Taken together, these recommendations show that well-tuned Muon can train LLMs with 1.4x less compute than a well-tuned Adam run requires to reach the same loss.

This figure from the paper shows Adam compared to Muon for training LLaMA-architecture LLMs at 190M-1.4B parameters. The ‘Compute Optimal’ curves (with triangle markers) use fewer tokens per parameter, so the fixed compute budget can be deployed to widen the model architecture, thus leading to lower loss compared to the runs with 20 tokens per parameter (with circle markers). For example, the smallest compute-optimal Adam run, at ~$6 \times 10^{16}$ FLOPs, uses model width of 576, whereas the Muon run uses a width of 704. Note that the NeurIPS review discussion suggests that the FLOP count excludes the additional compute required for the Muon optimizer steps, which the Muon blog post estimates as an overhead of below 1% total FLOPs.

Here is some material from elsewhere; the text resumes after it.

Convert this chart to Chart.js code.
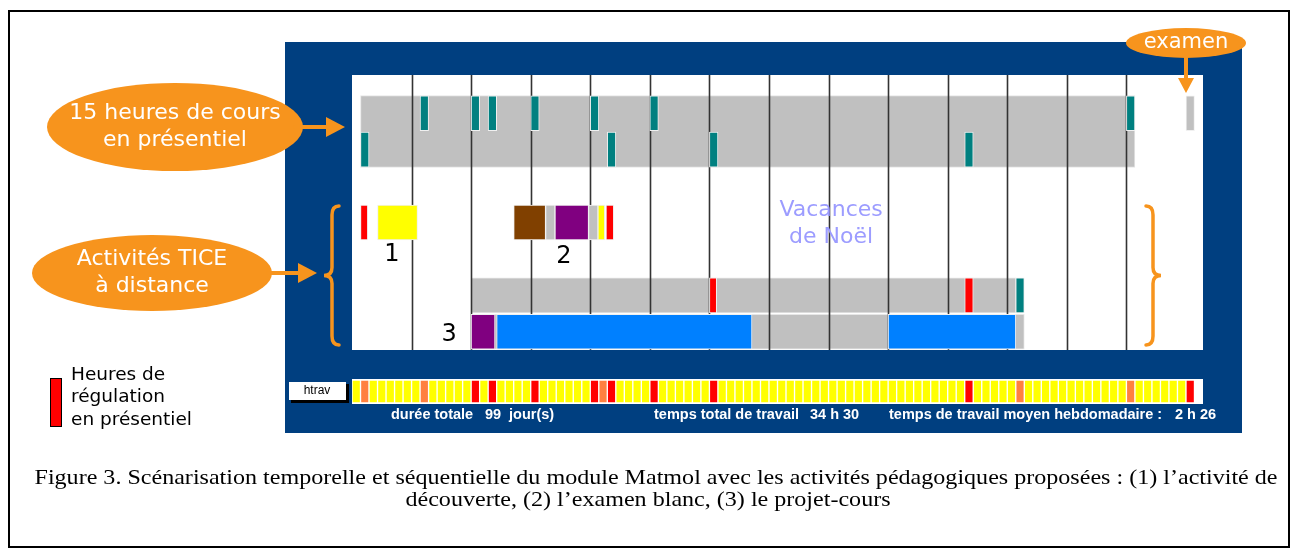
<!DOCTYPE html>
<html>
<head>
<meta charset="utf-8">
<script src="https://cdn.jsdelivr.net/npm/chart.js@4.4.1/dist/chart.umd.min.js"></script>
<style>
  body { margin: 0; background: #fff; }
  #wrap { position: relative; width: 1294px; height: 558px; }
  #main { position: absolute; left: 0; top: 0; }
  #strip { position: absolute; left: 352px; top: 379px; background: #fff; }
</style>
</head>
<body>
<div id="wrap">
  <canvas id="main" width="1294" height="558"></canvas>
  <canvas id="strip" width="851" height="25"></canvas>
</div>
<script>
/* ---------- DONNEES (jours depuis le début du module) ---------- */
const rowLabels = ["cours 1", "cours 2", "activités TICE", "projet 1", "projet 2"];
const rowLanes = [1, 2, 4, 6, 7];
const coursLane = 1.5;              // bande grise commune aux 2 lignes de cours

const coursSpan = [1, 92];
const projetGris = [[14, 78], [14, 79]];      // lignes projet 1 et 2
const seances1 = [8, 14, 16, 21, 28, 35, 91];  // cours en présentiel
const seances2 = [1, 30, 42, 72];
const seancesProjet = [78];
const regulAct = [[1, 1.85], [29.85, 30.75]];  // heures de régulation
const regulProjet = [[42, 42.85], [72, 73]];
const examen = [98, 99];
const attente = [[22.75, 23.85], [27.8, 28.9]];
const jaune = [[3, 7.7], [28.9, 29.7]];
const marron = [[19, 22.75]];
const violetAct = [[23.85, 27.8]];
const violetProjet = [[14, 16.8]];
const bleu = [[17, 47], [63, 78]];

// bande htrav : un caractère par jour (Y jaune, O orange, R rouge)
const journal = [
  "YOYYYYY", "YOYYYYY", "RYRYYYY", "RYYYYYY", "RORYYYY", "RYYYYYY", "RYYYYYY",
  "YYYYYYY", "YYYYYYY", "YYYYYYY", "YYRYYYY", "YOYYYYY", "YYYYYYY", "OYYYYYY", "R"
];
const semaineTicks = 7;
const dureeTotale = "99";
const tempsTotal = "34 h 30";
const tempsMoyen = "2 h 26";

/* ---------- HELPERS ---------- */
function spans(list, lane) {
  return list.map(s => ({ x: [s[0], s[1]], y: lane }));
}
function days(list, lane) {
  return list.map(d => ({ x: [d, d + 1], y: lane }));
}

const ORANGE = "#f7941d";

function barSet(label, data, color, extra) {
  return Object.assign({
    label: label,
    data: data,
    backgroundColor: color,
    borderColor: "#f0f0f0",
    borderWidth: 1,
    borderSkipped: false,
    barThickness: 35,
    grouped: false,
    order: 1
  }, extra || {});
}

function fleche(ctx, x1, y1, x2, y2, head, half) {
  let a = Math.atan2(y2 - y1, x2 - x1);
  let bx = x2 - Math.cos(a) * head, by = y2 - Math.sin(a) * head;
  ctx.strokeStyle = ORANGE;
  ctx.fillStyle = ORANGE;
  ctx.lineWidth = 4;
  ctx.beginPath();
  ctx.moveTo(x1, y1);
  ctx.lineTo(bx, by);
  ctx.stroke();
  ctx.beginPath();
  ctx.moveTo(x2, y2);
  ctx.lineTo(bx - Math.sin(a) * half, by + Math.cos(a) * half);
  ctx.lineTo(bx + Math.sin(a) * half, by - Math.cos(a) * half);
  ctx.closePath();
  ctx.fill();
}

function bulle(ctx, cx, cy, rx, ry, lines, font, dy) {
  ctx.fillStyle = ORANGE;
  ctx.beginPath();
  ctx.ellipse(cx, cy, rx, ry, 0, 0, Math.PI * 2);
  ctx.fill();
  ctx.fillStyle = "#fff";
  ctx.font = font;
  ctx.textAlign = "center";
  ctx.textBaseline = "middle";
  lines.forEach((t, i) => {
    ctx.fillText(t, cx, cy + (i - (lines.length - 1) / 2) * dy);
  });
}

function accolade(ctx, x, top, bottom, dir) {
  // dir = -1 : "{" , dir = 1 : "}"
  let mid = (top + bottom) / 2;
  ctx.strokeStyle = ORANGE;
  ctx.lineWidth = 3.5;
  ctx.lineCap = "round";
  ctx.beginPath();
  ctx.moveTo(x - dir * 7, top);
  ctx.quadraticCurveTo(x, top, x, top + 9);
  ctx.lineTo(x, mid - 8);
  ctx.quadraticCurveTo(x, mid, x + dir * 8, mid);
  ctx.quadraticCurveTo(x, mid, x, mid + 8);
  ctx.lineTo(x, bottom - 9);
  ctx.quadraticCurveTo(x, bottom, x - dir * 7, bottom);
  ctx.stroke();
}

// texte étiré horizontalement pour tenir sur une largeur donnée
function texteLarge(ctx, txt, cx, cy, width) {
  let w = ctx.measureText(txt).width;
  ctx.save();
  ctx.translate(cx, cy);
  ctx.scale(width / w, 1);
  ctx.fillText(txt, 0, 0);
  ctx.restore();
}

/* ---------- PLUGINS ---------- */
const fond = {
  id: "fond",
  beforeDraw(chart) {
    const { ctx, chartArea } = chart;
    ctx.save();
    ctx.fillStyle = "#fff";
    ctx.fillRect(0, 0, chart.width, chart.height);
    ctx.strokeStyle = "#000";
    ctx.lineWidth = 2;
    ctx.strokeRect(9, 11, 1280, 536);
    ctx.fillStyle = "#003f80";
    ctx.fillRect(285, 42, 957, 391);
    ctx.fillStyle = "#fff";
    ctx.fillRect(chartArea.left, chartArea.top, chartArea.right - chartArea.left, chartArea.bottom - chartArea.top);
    ctx.restore();
  }
};

// lignes des semaines : par-dessus les bandes grises, sous les activités
const semaines = {
  id: "semaines",
  afterDatasetDraw(chart, args) {
    if (chart.data.datasets[args.index].label !== "gris") return;
    const { ctx, chartArea, scales: { x } } = chart;
    ctx.save();
    ctx.strokeStyle = "#333";
    ctx.lineWidth = 1.6;
    x.ticks.forEach(t => {
      if (t.value <= 0 || t.value >= x.max) return;
      let px = Math.round(x.getPixelForValue(t.value)) + 0.5;
      ctx.beginPath();
      ctx.moveTo(px, chartArea.top);
      ctx.lineTo(px, chartArea.bottom);
      ctx.stroke();
    });
    ctx.restore();
  }
};

const annotations = {
  id: "annotations",
  afterDraw(chart) {
    const { ctx, scales: { x, y } } = chart;
    ctx.save();

    // textes dans la zone blanche
    ctx.textAlign = "center";
    ctx.textBaseline = "middle";
    ctx.fillStyle = "#9c9cff";
    ctx.font = "22px 'DejaVu Sans'";
    ctx.fillText("Vacances", x.getPixelForValue(56.3), 210);
    ctx.fillText("de Noël", x.getPixelForValue(56.3), 237);
    ctx.fillStyle = "#000";
    ctx.font = "24px 'DejaVu Sans'";
    ctx.fillText("1", x.getPixelForValue(4.7), 255);
    ctx.fillText("2", x.getPixelForValue(24.9), 257);
    ctx.fillText("3", x.getPixelForValue(11.4), 335);

    // accolades
    accolade(ctx, 332, 206, 345, -1);
    accolade(ctx, 1153, 206, 345, 1);

    // bulles orange
    bulle(ctx, 175, 127, 128, 44, ["15 heures de cours", "en présentiel"], "22px 'DejaVu Sans'", 27);
    fleche(ctx, 295, 127, 345, 127, 19, 10);
    bulle(ctx, 152, 273, 120, 38, ["Activités TICE", "à distance"], "22px 'DejaVu Sans'", 27);
    fleche(ctx, 268, 273, 317, 273, 19, 10);
    bulle(ctx, 1186, 43, 60, 15, ["examen"], "21px 'DejaVu Sans'", 0);
    fleche(ctx, 1186, 57, 1186, 93, 15, 8);

    // légende régulation
    ctx.fillStyle = "#ff0000";
    ctx.fillRect(50, 378, 12, 49);
    ctx.strokeStyle = "#000";
    ctx.lineWidth = 1;
    ctx.strokeRect(50.5, 378.5, 11, 48);
    ctx.fillStyle = "#000";
    ctx.font = "18.5px 'DejaVu Sans'";
    ctx.textAlign = "left";
    ctx.fillText("Heures de", 71, 375);
    ctx.fillText("régulation", 71, 397);
    ctx.fillText("en présentiel", 71, 420);

    // bouton htrav
    ctx.fillStyle = "#000";
    ctx.fillRect(291, 384, 58, 19);
    ctx.fillStyle = "#fff";
    ctx.fillRect(289, 382, 57, 18);
    ctx.fillStyle = "#000";
    ctx.font = "12px 'Liberation Sans'";
    ctx.textAlign = "center";
    ctx.fillText("htrav", 317, 391);

    // résumé sous la bande
    ctx.fillStyle = "#fff";
    ctx.font = "bold 14.5px 'Liberation Sans'";
    ctx.textAlign = "left";
    ctx.fillText("durée totale", 391, 415);
    ctx.fillText(dureeTotale, 485, 415);
    ctx.fillText("jour(s)", 509, 415);
    ctx.fillText("temps total de travail", 654, 415);
    ctx.fillText(tempsTotal, 810, 415);
    ctx.fillText("temps de travail moyen hebdomadaire :", 889, 415);
    ctx.fillText(tempsMoyen, 1175, 415);

    // légende de la figure
    ctx.fillStyle = "#000";
    ctx.font = "21px 'Liberation Serif'";
    ctx.textAlign = "center";
    texteLarge(ctx, "Figure 3. Scénarisation temporelle et séquentielle du module Matmol avec les activités pédagogiques proposées : (1) l\u2019activité de", 656, 478, 1243);
    let w2 = ctx.measureText("découverte, (2) l\u2019examen blanc, (3) le projet-cours").width;
    let w1 = ctx.measureText("Figure 3. Scénarisation temporelle et séquentielle du module Matmol avec les activités pédagogiques proposées : (1) l\u2019activité de").width;
    texteLarge(ctx, "découverte, (2) l\u2019examen blanc, (3) le projet-cours", 648, 500, w2 * 1243 / w1);

    ctx.restore();
  }
};

/* ---------- GRAPHIQUE PRINCIPAL ---------- */
new Chart(document.getElementById("main"), {
  type: "bar",
  data: {
    datasets: [
      barSet("gris cours", [{ x: coursSpan, y: coursLane }], "#c0c0c0", { barThickness: 72, order: 3, borderColor: "#e6e6e6" }),
      barSet("gris", spans([projetGris[0]], rowLanes[3]).concat(spans([projetGris[1]], rowLanes[4])), "#c0c0c0", { order: 2, borderColor: "#e6e6e6" }),
      barSet("séances", days(seances1, rowLanes[0]).concat(days(seances2, rowLanes[1]), days(seancesProjet, rowLanes[3])), "#008080"),
      barSet("examen", [{ x: examen, y: rowLanes[0] }], "#c0c0c0"),
      barSet("attente", spans(attente, rowLanes[2]), "#c0c0c0"),
      barSet("régulation", spans(regulAct, rowLanes[2]).concat(spans(regulProjet, rowLanes[3])), "#ff0000"),
      barSet("découverte", spans(jaune, rowLanes[2]), "#ffff00"),
      barSet("examen blanc", spans(marron, rowLanes[2]), "#804000"),
      barSet("violet", spans(violetAct, rowLanes[2]).concat(spans(violetProjet, rowLanes[4])), "#800080"),
      barSet("projet-cours", spans(bleu, rowLanes[4]), "#0080ff")
    ]
  },
  options: {
    indexAxis: "y",
    responsive: false,
    animation: false,
    layout: { padding: { left: 352, right: 91, top: 75, bottom: 208 } },
    plugins: { legend: { display: false }, tooltip: { enabled: false } },
    scales: {
      x: { type: "linear", min: 0, max: 100, offset: false, display: false, ticks: { stepSize: semaineTicks } },
      y: { type: "linear", min: -0.05, max: 7.5, offset: false, reverse: true, display: false }
    }
  },
  plugins: [fond, semaines, annotations]
});

/* ---------- BANDE HTRAV ---------- */
const stripColors = { Y: "#ffff00", O: "#ff8040", R: "#ff0000" };
const cells = journal.join("").split("");

new Chart(document.getElementById("strip"), {
  type: "bar",
  data: {
    datasets: [{
      data: cells.map((c, i) => ({ x: [i, i + 1], y: 0 })),
      backgroundColor: cells.map(c => stripColors[c]),
      borderColor: "#fff",
      borderWidth: 1,
      borderSkipped: false,
      barThickness: 23
    }]
  },
  options: {
    indexAxis: "y",
    responsive: false,
    animation: false,
    plugins: { legend: { display: false }, tooltip: { enabled: false } },
    scales: {
      x: { type: "linear", min: 0, max: 100, offset: false, display: false },
      y: { type: "linear", min: -0.5, max: 0.5, offset: false, display: false }
    }
  }
});
</script>
</body>
</html>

This plot corresponds to the graph above, and ablates each of the recommendations in the paper, showing the reduction in compute for Muon compared to Adam under their recommended scaling rules. The key takeaway is that when scaled correctly (circle markers), Muon maintains a constant 1.4x reduction in compute compared to Adam. Less-careful deployment of Muon (e.g. in the SP runs with square markers) leads to much smaller reductions in compute at larger model scale, reaching as little as a ~1.1x advantage for models at ~640M parameters.

Takeaways

• Second-order optimizers have a real and practical advantage over Adam for training LLMs at a range of model scales.
• Getting optimal efficiency from new optimizers requires some care: if we just swap out Adam for Muon, we’re leaving potential efficiency gains on the table.